WORK TO COMPLETE » Copy out all lines where "matplotlib" appears.

SOURCE DATA »
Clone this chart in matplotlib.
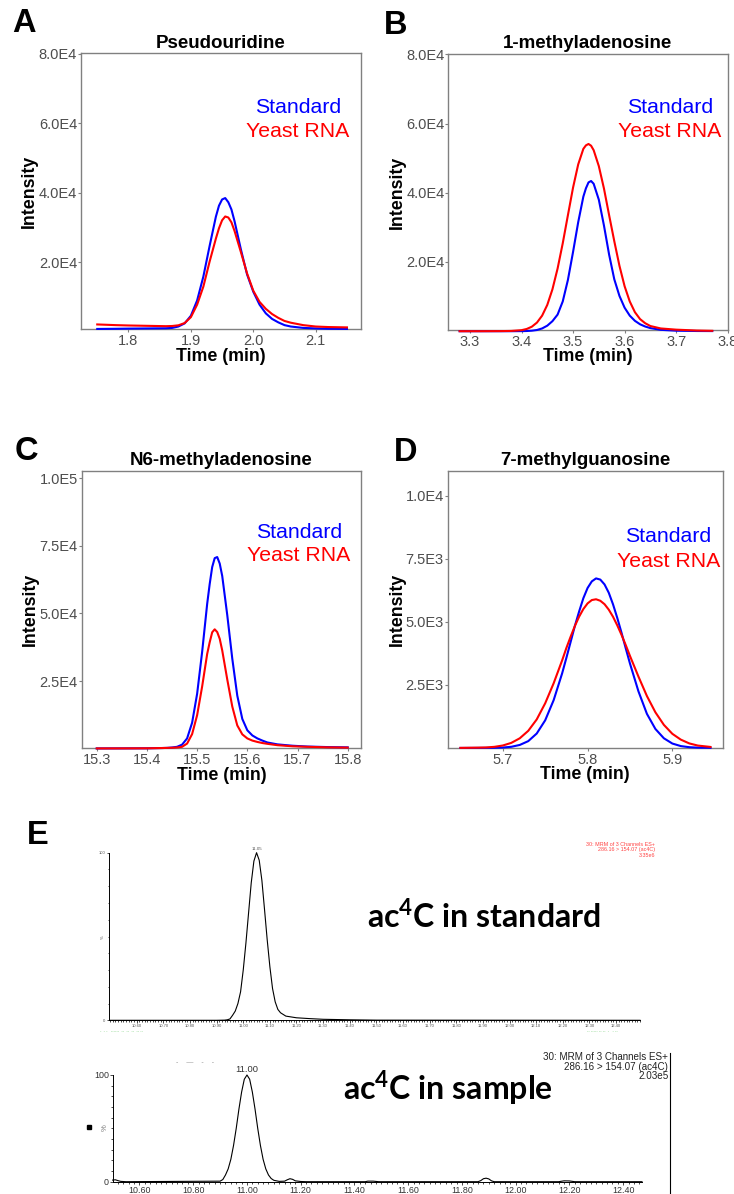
import numpy as np
import matplotlib
matplotlib.use("Agg")
from matplotlib import pyplot as plt
from matplotlib.lines import Line2D
from matplotlib.patches import Rectangle

plt.rcParams["font.family"] = ["Liberation Sans", "DejaVu Sans"]
plt.rcParams["mathtext.fontset"] = "custom"
plt.rcParams["mathtext.bf"] = "Lato:bold"
plt.rcParams["mathtext.rm"] = "Lato"

W, H = 734, 1194

# ---- panel A: Pseudouridine
a_time = [1.75, 1.78, 1.80, 1.83, 1.86, 1.87, 1.88, 1.89, 1.90, 1.91, 1.92, 1.93, 1.94, 1.945, 1.95, 1.955,
          1.96, 1.965, 1.97, 1.98, 1.99, 2.00, 2.01, 2.02, 2.03, 2.04, 2.05, 2.06, 2.08, 2.10, 2.12, 2.15]
a_standard = [800, 850, 900, 950, 1000, 1100, 1500, 2400, 4600, 9000, 15900, 24700, 33100, 36300, 38100, 38500,
              37300, 35200, 31800, 23800, 16500, 11500, 7800, 5300, 3700, 2700, 1900, 1500, 1100, 950, 850, 800]
a_yeast = [2100, 1900, 1800, 1700, 1600, 1650, 1850, 2500, 4200, 7800, 13000, 20200, 26800, 29800, 32100, 33200,
           32900, 31500, 29000, 23000, 16800, 11800, 8600, 6600, 5100, 4000, 3100, 2600, 1900, 1500, 1350, 1250]

# ---- panel B: 1-methyladenosine
b_time = [3.28, 3.32, 3.36, 3.38, 3.40, 3.41, 3.42, 3.43, 3.44, 3.45, 3.46, 3.47, 3.48, 3.49, 3.50, 3.51, 3.52,
          3.525, 3.53, 3.535, 3.54, 3.55, 3.56, 3.57, 3.58, 3.59, 3.60, 3.61, 3.62, 3.63, 3.64, 3.65, 3.67, 3.70,
          3.74, 3.77]
b_standard = [0, 0, 0, 0, 30, 60, 150, 350, 800, 1600, 2900, 4800, 8600, 14800, 22900, 31500, 38900,
              41300, 43000, 43400, 42600, 38000, 30500, 22100, 15000, 10200, 6800, 4500, 3000, 2000, 1350, 900,
              400, 150, 60, 40]
b_yeast = [0, 0, 30, 80, 300, 640, 1300, 2500, 4500, 7600, 12100, 18100, 25400, 33500, 41500, 48200, 52700,
           53700, 54100, 53600, 52300, 47700, 41200, 33500, 26000, 18900, 13000, 8600, 5500, 3500, 2300, 1500,
           800, 450, 200, 120]

# ---- panel C: N6-methyladenosine
c_time = [15.30, 15.35, 15.40, 15.43, 15.44, 15.45, 15.46, 15.47, 15.48, 15.49, 15.50, 15.51, 15.52, 15.525,
          15.53, 15.535, 15.54, 15.545, 15.55, 15.56, 15.57, 15.58, 15.59, 15.60, 15.61, 15.62, 15.63, 15.64,
          15.66, 15.69, 15.72, 15.76, 15.80]
c_standard = [100, 120, 150, 250, 300, 450, 700, 1500, 3800, 9600, 20300, 35800, 53500, 60800,
              67100, 70400, 70800, 68400, 63800, 49400, 33300, 19600, 11000, 6800, 4900, 3800, 3000, 2300,
              1600, 1100, 800, 600, 500]
c_yeast = [100, 120, 150, 250, 300, 350, 450, 700, 1900, 5400, 12400, 23000, 35000, 39300,
           43000, 44100, 43100, 40600, 36300, 25600, 15600, 8600, 5300, 3800, 3000, 2500, 2100, 1800,
           1300, 900, 700, 500, 400]

# ---- panel D: 7-methylguanosine
d_time = [5.65, 5.67, 5.68, 5.69, 5.70, 5.71, 5.72, 5.73, 5.74, 5.75, 5.76, 5.77, 5.775, 5.78, 5.785, 5.79,
          5.795, 5.80, 5.805, 5.81, 5.815, 5.82, 5.825, 5.83, 5.835, 5.84, 5.845, 5.85, 5.86, 5.87, 5.88, 5.89,
          5.90, 5.91, 5.92, 5.93, 5.945]
d_standard = [0, 2, 4, 6, 16, 46, 119, 270, 572, 1097, 1898, 2961, 3574, 4206, 4839, 5411,
              5939, 6346, 6609, 6727, 6680, 6488, 6158, 5700, 5162, 4576, 3957, 3350, 2248, 1353, 754, 384,
              175, 74, 30, 12, 5]
d_yeast = [3, 12, 19, 44, 97, 201, 383, 679, 1131, 1772, 2568, 3475, 3966, 4414, 4838, 5207,
           5510, 5735, 5868, 5899, 5840, 5704, 5487, 5207, 4867, 4491, 4083, 3652, 2833, 2060, 1415, 916,
           561, 330, 180, 95, 40]

# ---- panel E: ac4C chromatograms (relative %)
e_std_time = [10.50, 10.90, 10.93, 10.94, 10.95, 10.96, 10.97, 10.98, 10.99, 11.00, 11.01, 11.02, 11.03, 11.04,
              11.05, 11.06, 11.07, 11.08, 11.09, 11.10, 11.11, 11.12, 11.13, 11.14, 11.16, 11.20, 11.25, 11.30,
              11.40, 11.50, 12.49]
e_std_signal = [0, 0, 0.1, 0.3, 0.8, 3, 5.5, 10, 17, 30, 46, 64, 82, 95,
                100, 95.5, 83.5, 66, 48, 32, 19, 11, 6.5, 4.5, 2.5, 1.5, 1.0, 0.6,
                0.3, 0.1, 0]
e_smp_time = [10.50, 10.51, 10.52, 10.53, 10.55, 10.90, 10.91, 10.92, 10.93, 10.94, 10.95, 10.96, 10.97, 10.98,
              10.99, 11.00, 11.01, 11.02, 11.03, 11.04, 11.05, 11.06, 11.07, 11.08, 11.09, 11.10, 11.12, 11.14,
              11.15, 11.16, 11.17, 11.18, 11.20, 11.22, 11.44, 11.45, 11.47, 11.49, 11.86, 11.87, 11.88, 11.89,
              11.90, 11.91, 11.92, 12.16, 12.18, 12.20, 12.22, 12.47]
e_smp_signal = [1.5, 1.8, 1.0, 0.3, 0, 0.5, 2.0, 6.3, 12, 21, 34, 50, 68, 84,
                96, 100, 96, 84, 68, 50, 34, 21, 12, 6.3, 3.0, 1.3, 0.3, 0.5,
                1.8, 2.8, 2.2, 0.8, 0.2, 0, 0, 0.5, 0.5, 0, 0, 1.0, 2.8, 3.3,
                2.6, 0.8, 0, 0, 0.8, 0.7, 0, 0]


def px_axes(fig, left, top, right, bottom):
    return fig.add_axes([left / W, 1 - bottom / H, (right - left) / W, (bottom - top) / H])


def fig_text(fig, x, y, s, **kw):
    return fig.text(x / W, 1 - y / H, s, **kw)


def sci_label(v):
    e = int(np.floor(np.log10(v)))
    return f"{v / 10 ** e:.1f}E{e}"


def chromatogram_panel(fig, rect, title, time, standard, yeast, xlim, ylim, xticks, yticks, legend_x, legend_y):
    ax = px_axes(fig, *rect)
    ax.plot(time, standard, color="#0000ff", lw=1.5, clip_on=False, zorder=3)
    ax.plot(time, yeast, color="#ff0000", lw=1.5, clip_on=False, zorder=3)
    ax.set_xlim(*xlim)
    ax.set_ylim(*ylim)
    ax.set_xticks(xticks)
    ax.set_xticklabels([f"{t:.1f}" for t in xticks])
    ax.set_yticks(yticks)
    ax.set_yticklabels([sci_label(v) for v in yticks])
    for s in ax.spines.values():
        s.set_color("#808080")
        s.set_linewidth(1.0)
    ax.tick_params(length=2, width=0.8, color="#808080", labelsize=10.5, labelcolor="#4d4d4d")
    ax.tick_params(axis="y", pad=0.8)
    ax.tick_params(axis="x", pad=1.5)
    ax.text(0.5, 1.02, title, transform=ax.transAxes, ha="center", va="baseline",
            fontsize=13.5, fontweight="bold")
    ax.text(0.5, -0.097, "Time (min)", transform=ax.transAxes, ha="center", va="center",
            fontsize=12.8, fontweight="bold")
    ax.text(-0.184, 0.5, "Intensity", transform=ax.transAxes, ha="center", va="center",
            rotation=90, fontsize=12.8, fontweight="bold")
    ax.text(legend_x, legend_y[0], "Standard", transform=ax.transAxes, ha="center", va="center",
            fontsize=15.3, color="#0000ff")
    ax.text(legend_x, legend_y[1], "Yeast RNA", transform=ax.transAxes, ha="center", va="center",
            fontsize=15.3, color="#ff0000")
    return ax


def ms_panel(fig, rect, time, signal, xlim, major, minor, tick_size, tick_color, peak_size, tick_len):
    ax = px_axes(fig, *rect)
    ax.plot(time, signal, color="black", lw=0.8, clip_on=False, zorder=3)
    ax.set_xlim(*xlim)
    ax.set_ylim(0, 100)
    ax.spines["top"].set_visible(False)
    ax.spines["right"].set_visible(False)
    for side in ["left", "bottom"]:
        ax.spines[side].set_linewidth(0.7)
    ax.set_xticks(major)
    ax.set_xticklabels([f"{t:.2f}" for t in major])
    ax.set_xticks(minor, minor=True)
    ax.set_yticks([0, 100])
    ax.set_yticks(np.arange(10, 100, 10), minor=True)
    ax.tick_params(which="major", length=tick_len, width=0.5, labelsize=tick_size,
                   labelcolor=tick_color, pad=1)
    ax.tick_params(which="minor", length=tick_len * 0.6, width=0.5)
    i = int(np.argmax(signal))
    ax.annotate(f"{time[i]:.2f}", (time[i], signal[i]), xytext=(0, 1), textcoords="offset points",
                ha="center", va="bottom", fontsize=peak_size, color=tick_color, annotation_clip=False)
    return ax


def main():
    fig = plt.figure(figsize=(W / 100, H / 100), dpi=100)

    chromatogram_panel(fig, (81, 53.3, 361, 329.3), "Pseudouridine", a_time, a_standard, a_yeast,
                       (1.724, 2.1725), (700, 80200), [1.8, 1.9, 2.0, 2.1], [2e4, 4e4, 6e4, 8e4],
                       0.775, (0.804, 0.718))
    chromatogram_panel(fig, (448.3, 54, 727.7, 330), "1-methyladenosine", b_time, b_standard, b_yeast,
                       (3.258, 3.7956), (350, 80100), [3.3, 3.4, 3.5, 3.6, 3.7, 3.8], [2e4, 4e4, 6e4, 8e4],
                       0.793, (0.807, 0.721))
    chromatogram_panel(fig, (81.7, 470.7, 361, 748.3), "N6-methyladenosine", c_time, c_standard, c_yeast,
                       (15.270, 15.8265), (150, 102700), [15.3, 15.4, 15.5, 15.6, 15.7, 15.8],
                       [2.5e4, 5e4, 7.5e4, 1e5], 0.778, (0.778, 0.696))
    chromatogram_panel(fig, (447.7, 470.7, 722.7, 747.7), "7-methylguanosine", d_time, d_standard, d_yeast,
                       (5.635, 5.9594), (10, 11000), [5.7, 5.8, 5.9], [2.5e3, 5e3, 7.5e3, 1e4],
                       0.802, (0.762, 0.671))

    for letter, x, y in [("A", 24, 23.5), ("B", 396, 25), ("C", 26.5, 451), ("D", 406, 452.5), ("E", 37.5, 836)]:
        fig_text(fig, x, y, letter, ha="center", va="center", fontsize=23.5, fontweight="bold")

    # E, top chromatogram (standard)
    ms_panel(fig, (109.3, 852.7, 640, 1020.3), e_std_time, e_std_signal, (10.497, 12.49),
             np.round(np.arange(10.6, 12.41, 0.1), 2), np.round(np.arange(10.5, 12.495, 0.01), 2),
             3.0, "#555555", 3.2, 1.8)
    fig_text(fig, 103.3, 936.7, "%", rotation=90, ha="center", va="center", fontsize=3.2, color="#555555")
    for txt, y in [("30: MRM of 3 Channels ES+", 844), ("286.16 > 154.07 (ac4C)", 850), ("3.35e6", 855.5)]:
        fig_text(fig, 655, y, txt, ha="right", va="center", fontsize=3.85, color="#ff4444")
    fig_text(fig, 100, 1031, "-  - -   ------  --  --  --  -- --", ha="left", va="center",
             fontsize=3, color="#44bb44")
    fig_text(fig, 587, 1031, "-- ----- -- --  -   - --", ha="left", va="center",
             fontsize=3, color="#44bb44")
    fig_text(fig, 367, 928, r"ac$^{\mathbf{4}}$C in standard", ha="left", va="baseline",
             fontsize=23, fontweight="bold", family="Lato")

    # E, bottom chromatogram (sample)
    ms_panel(fig, (113.3, 1075, 641.7, 1181.7), e_smp_time, e_smp_signal, (10.5025, 12.469),
             np.round(np.arange(10.6, 12.41, 0.2), 2), np.round(np.arange(10.52, 12.47, 0.02), 2),
             6.4, "#333333", 6.7, 2.2)
    fig_text(fig, 105, 1128, "%", rotation=90, ha="center", va="center", fontsize=5.5, color="#777777")
    fig.add_artist(Rectangle((87 / W, 1 - 1129.3 / H), 4 / W, 4 / H, transform=fig.transFigure,
                             color="black"))
    fig_text(fig, 195, 1063, "-    \u2014    -    -", ha="center", va="center", fontsize=5, color="#999999")
    for txt, y in [("30: MRM of 3 Channels ES+", 1056.7), ("286.16 > 154.07 (ac4C)", 1066.7), ("2.03e5", 1076)]:
        fig_text(fig, 668.3, y, txt, ha="right", va="center", fontsize=7.1, color="#222222")
    fig.add_artist(Line2D([670 / W, 670 / W], [1 - 1053 / H, 0], transform=fig.transFigure,
                          color="black", lw=0.8))
    fig_text(fig, 343, 1100, r"ac$^{\mathbf{4}}$C in sample", ha="left", va="baseline",
             fontsize=23, fontweight="bold", family="Lato")

    plt.savefig("out.png", dpi=100)


if __name__ == "__main__":
    main()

SOLUTION TO THIS PROBLEM »
Clone this chart in matplotlib.
import matplotlib
matplotlib.use("Agg")
from matplotlib import pyplot as plt
from matplotlib.lines import Line2D
from matplotlib.patches import Rectangle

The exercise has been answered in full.